> WHAT IS EXPECTED: Extract the lines of the material below, beginning with the first and ending with the line that holds "var plotLeft = 48, plotRight". Skip every picture.
----
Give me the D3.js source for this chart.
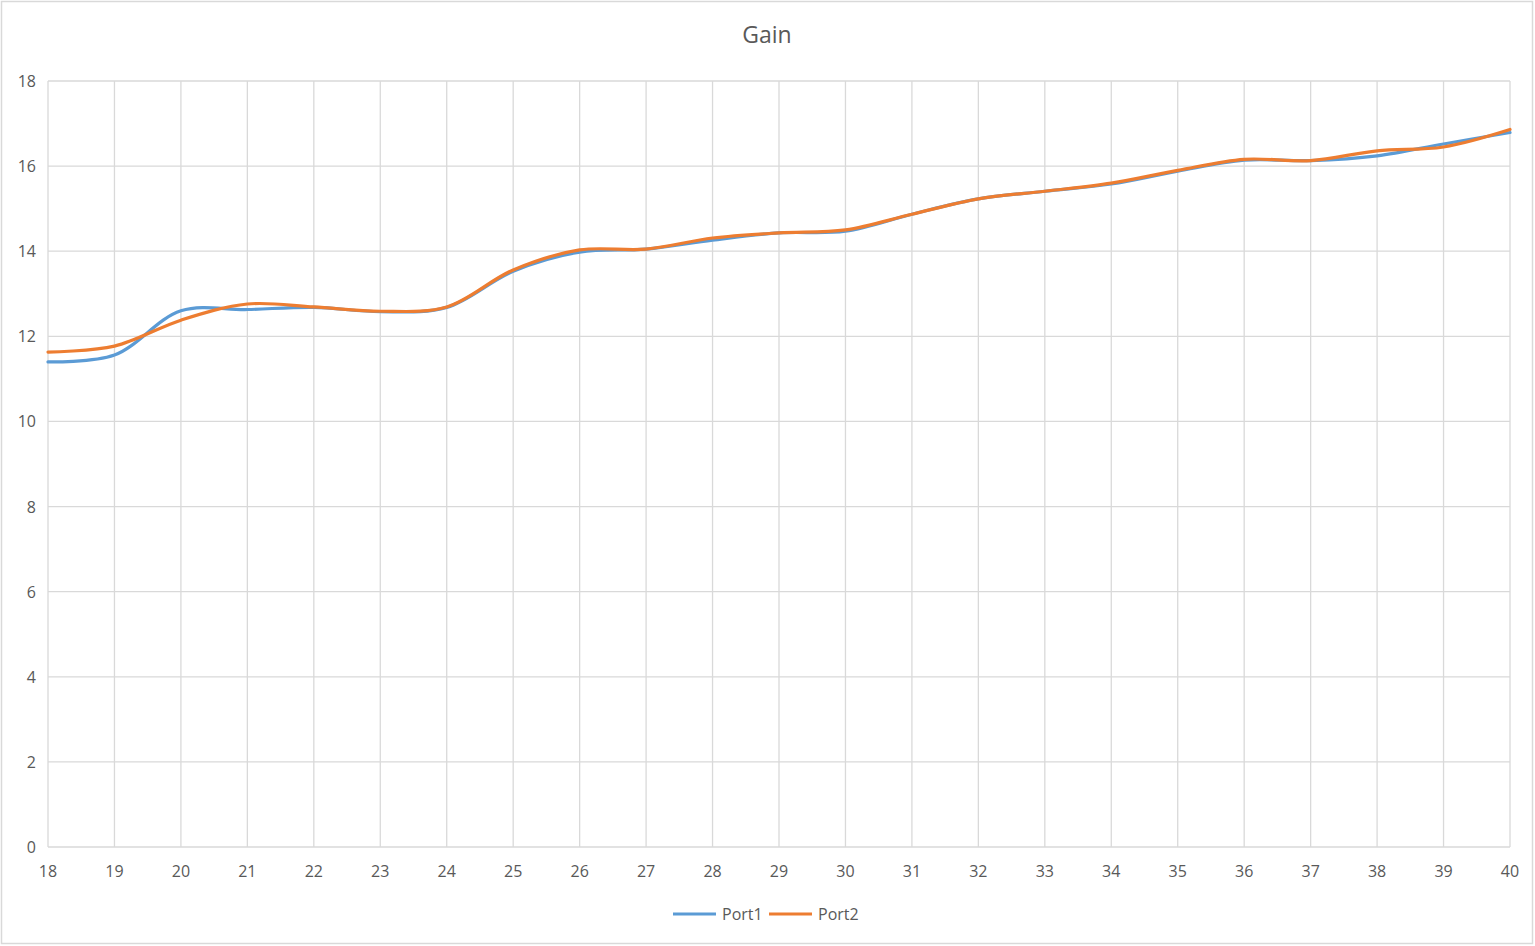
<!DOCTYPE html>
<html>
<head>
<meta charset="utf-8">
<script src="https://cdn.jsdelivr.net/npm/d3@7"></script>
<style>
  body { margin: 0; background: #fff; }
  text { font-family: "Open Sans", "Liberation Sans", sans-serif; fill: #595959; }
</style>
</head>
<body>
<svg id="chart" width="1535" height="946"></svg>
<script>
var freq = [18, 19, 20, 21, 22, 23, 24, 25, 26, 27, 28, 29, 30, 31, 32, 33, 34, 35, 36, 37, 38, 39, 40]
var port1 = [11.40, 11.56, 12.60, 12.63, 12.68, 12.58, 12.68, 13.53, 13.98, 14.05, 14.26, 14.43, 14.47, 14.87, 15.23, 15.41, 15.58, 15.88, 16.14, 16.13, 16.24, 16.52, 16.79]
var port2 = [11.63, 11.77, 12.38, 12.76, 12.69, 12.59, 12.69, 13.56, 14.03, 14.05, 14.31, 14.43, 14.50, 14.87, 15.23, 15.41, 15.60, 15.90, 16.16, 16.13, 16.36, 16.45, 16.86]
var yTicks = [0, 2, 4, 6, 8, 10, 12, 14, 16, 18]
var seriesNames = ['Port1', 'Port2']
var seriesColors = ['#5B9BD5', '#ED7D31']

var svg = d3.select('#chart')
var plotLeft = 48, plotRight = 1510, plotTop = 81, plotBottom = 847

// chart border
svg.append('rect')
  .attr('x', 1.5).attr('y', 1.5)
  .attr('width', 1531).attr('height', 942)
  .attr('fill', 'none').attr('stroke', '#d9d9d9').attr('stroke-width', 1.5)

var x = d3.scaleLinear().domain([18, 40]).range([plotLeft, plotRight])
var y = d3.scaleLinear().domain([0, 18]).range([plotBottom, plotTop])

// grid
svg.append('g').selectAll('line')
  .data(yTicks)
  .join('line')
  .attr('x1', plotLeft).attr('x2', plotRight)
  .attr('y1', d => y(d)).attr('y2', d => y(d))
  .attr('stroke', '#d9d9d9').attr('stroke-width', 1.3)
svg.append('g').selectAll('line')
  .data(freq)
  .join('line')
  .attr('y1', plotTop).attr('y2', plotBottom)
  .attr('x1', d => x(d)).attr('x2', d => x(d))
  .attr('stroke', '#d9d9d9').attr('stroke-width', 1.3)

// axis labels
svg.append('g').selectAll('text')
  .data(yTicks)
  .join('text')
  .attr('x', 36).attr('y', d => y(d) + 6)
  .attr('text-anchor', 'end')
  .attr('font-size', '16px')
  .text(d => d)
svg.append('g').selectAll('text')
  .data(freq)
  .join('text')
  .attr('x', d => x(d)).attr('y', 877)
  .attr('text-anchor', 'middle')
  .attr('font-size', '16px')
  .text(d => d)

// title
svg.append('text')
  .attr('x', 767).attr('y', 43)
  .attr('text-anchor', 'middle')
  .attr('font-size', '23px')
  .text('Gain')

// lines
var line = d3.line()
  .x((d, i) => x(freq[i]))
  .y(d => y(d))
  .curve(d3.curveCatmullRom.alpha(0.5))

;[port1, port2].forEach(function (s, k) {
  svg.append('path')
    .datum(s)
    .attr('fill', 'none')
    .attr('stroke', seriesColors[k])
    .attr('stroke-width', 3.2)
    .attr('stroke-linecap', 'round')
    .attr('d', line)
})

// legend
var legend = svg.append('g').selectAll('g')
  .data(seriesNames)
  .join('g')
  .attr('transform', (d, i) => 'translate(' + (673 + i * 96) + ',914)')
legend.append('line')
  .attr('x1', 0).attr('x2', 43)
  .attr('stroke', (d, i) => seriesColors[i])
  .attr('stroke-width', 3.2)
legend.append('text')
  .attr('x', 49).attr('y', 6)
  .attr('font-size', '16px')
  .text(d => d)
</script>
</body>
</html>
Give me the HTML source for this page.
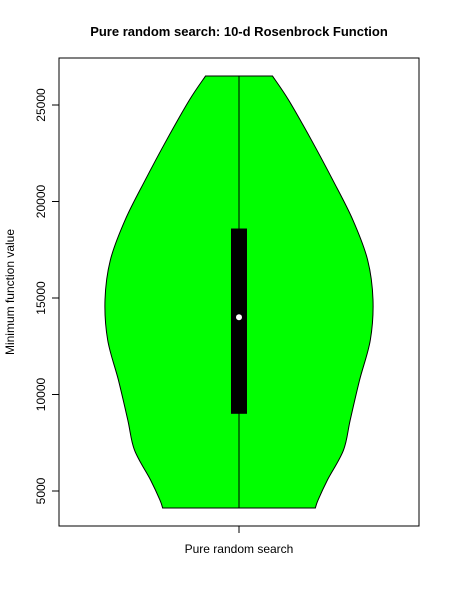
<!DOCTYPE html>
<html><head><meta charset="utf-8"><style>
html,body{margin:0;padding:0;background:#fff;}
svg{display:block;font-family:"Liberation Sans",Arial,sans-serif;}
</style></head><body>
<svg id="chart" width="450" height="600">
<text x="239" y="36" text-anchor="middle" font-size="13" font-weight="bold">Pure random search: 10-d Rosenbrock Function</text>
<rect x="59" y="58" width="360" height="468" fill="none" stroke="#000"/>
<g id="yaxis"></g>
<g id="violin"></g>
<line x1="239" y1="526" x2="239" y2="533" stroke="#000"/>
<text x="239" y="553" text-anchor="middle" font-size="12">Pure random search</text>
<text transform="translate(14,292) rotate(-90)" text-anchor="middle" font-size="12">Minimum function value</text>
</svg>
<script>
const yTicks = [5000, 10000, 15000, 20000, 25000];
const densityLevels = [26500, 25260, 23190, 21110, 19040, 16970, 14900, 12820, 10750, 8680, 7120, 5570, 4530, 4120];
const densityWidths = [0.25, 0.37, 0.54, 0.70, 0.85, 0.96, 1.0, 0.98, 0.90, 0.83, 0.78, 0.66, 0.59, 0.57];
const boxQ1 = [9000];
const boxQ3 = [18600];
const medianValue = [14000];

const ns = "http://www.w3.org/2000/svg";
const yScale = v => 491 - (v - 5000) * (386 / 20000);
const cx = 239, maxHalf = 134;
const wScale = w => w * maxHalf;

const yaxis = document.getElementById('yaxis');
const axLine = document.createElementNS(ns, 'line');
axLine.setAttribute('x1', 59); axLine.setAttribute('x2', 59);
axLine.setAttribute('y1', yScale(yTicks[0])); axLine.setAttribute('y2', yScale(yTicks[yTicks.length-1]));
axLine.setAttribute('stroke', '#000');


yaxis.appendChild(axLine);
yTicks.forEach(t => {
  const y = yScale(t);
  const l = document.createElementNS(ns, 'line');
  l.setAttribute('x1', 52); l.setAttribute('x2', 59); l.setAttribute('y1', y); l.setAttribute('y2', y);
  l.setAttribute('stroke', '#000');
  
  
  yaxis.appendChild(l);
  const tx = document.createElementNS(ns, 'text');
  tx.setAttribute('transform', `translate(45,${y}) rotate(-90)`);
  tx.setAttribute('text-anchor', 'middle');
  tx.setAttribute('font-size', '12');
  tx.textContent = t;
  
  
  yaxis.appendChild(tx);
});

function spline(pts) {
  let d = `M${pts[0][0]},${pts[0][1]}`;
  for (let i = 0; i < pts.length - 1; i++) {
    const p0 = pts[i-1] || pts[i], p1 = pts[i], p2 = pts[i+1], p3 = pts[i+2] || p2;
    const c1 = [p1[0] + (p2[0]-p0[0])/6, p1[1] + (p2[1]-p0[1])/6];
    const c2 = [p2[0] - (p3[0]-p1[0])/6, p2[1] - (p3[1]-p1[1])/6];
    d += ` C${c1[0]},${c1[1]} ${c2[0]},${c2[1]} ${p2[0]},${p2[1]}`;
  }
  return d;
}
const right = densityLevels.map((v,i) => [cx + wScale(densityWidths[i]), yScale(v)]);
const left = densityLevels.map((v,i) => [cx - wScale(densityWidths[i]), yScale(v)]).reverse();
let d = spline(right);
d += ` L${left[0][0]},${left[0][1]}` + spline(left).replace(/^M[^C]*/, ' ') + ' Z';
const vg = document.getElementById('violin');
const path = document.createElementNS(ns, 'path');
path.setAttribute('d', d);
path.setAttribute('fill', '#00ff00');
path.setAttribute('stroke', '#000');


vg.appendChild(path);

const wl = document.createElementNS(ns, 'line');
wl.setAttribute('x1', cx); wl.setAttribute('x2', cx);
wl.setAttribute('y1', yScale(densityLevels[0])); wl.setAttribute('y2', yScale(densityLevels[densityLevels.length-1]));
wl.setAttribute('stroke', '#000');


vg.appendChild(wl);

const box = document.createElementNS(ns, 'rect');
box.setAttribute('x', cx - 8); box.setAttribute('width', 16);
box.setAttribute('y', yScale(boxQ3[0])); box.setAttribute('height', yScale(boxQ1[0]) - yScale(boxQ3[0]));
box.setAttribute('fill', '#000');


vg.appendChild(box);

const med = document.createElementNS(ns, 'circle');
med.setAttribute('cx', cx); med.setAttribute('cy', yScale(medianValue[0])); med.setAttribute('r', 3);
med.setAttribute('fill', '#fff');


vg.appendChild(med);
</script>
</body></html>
----
> OUTPUT BELOW:
Give me the D3.js source for this chart.
<!DOCTYPE html>
<html>
<head>
<meta charset="utf-8">
<script src="https://cdn.jsdelivr.net/npm/d3@7"></script>
<style>
  body { margin: 0; background: #fff; }
  text { font-family: "Open Sans", "Liberation Sans", sans-serif; fill: #595959; }
</style>
</head>
<body>
<svg id="chart" width="1535" height="946"></svg>
<script>
var freq = [18, 19, 20, 21, 22, 23, 24, 25, 26, 27, 28, 29, 30, 31, 32, 33, 34, 35, 36, 37, 38, 39, 40]
var port1 = [11.40, 11.56, 12.60, 12.63, 12.68, 12.58, 12.68, 13.53, 13.98, 14.05, 14.26, 14.43, 14.47, 14.87, 15.23, 15.41, 15.58, 15.88, 16.14, 16.13, 16.24, 16.52, 16.79]
var port2 = [11.63, 11.77, 12.38, 12.76, 12.69, 12.59, 12.69, 13.56, 14.03, 14.05, 14.31, 14.43, 14.50, 14.87, 15.23, 15.41, 15.60, 15.90, 16.16, 16.13, 16.36, 16.45, 16.86]
var yTicks = [0, 2, 4, 6, 8, 10, 12, 14, 16, 18]
var seriesNames = ['Port1', 'Port2']
var seriesColors = ['#5B9BD5', '#ED7D31']

var svg = d3.select('#chart')
var plotLeft = 48, plotRight = 1510, plotTop = 81, plotBottom = 847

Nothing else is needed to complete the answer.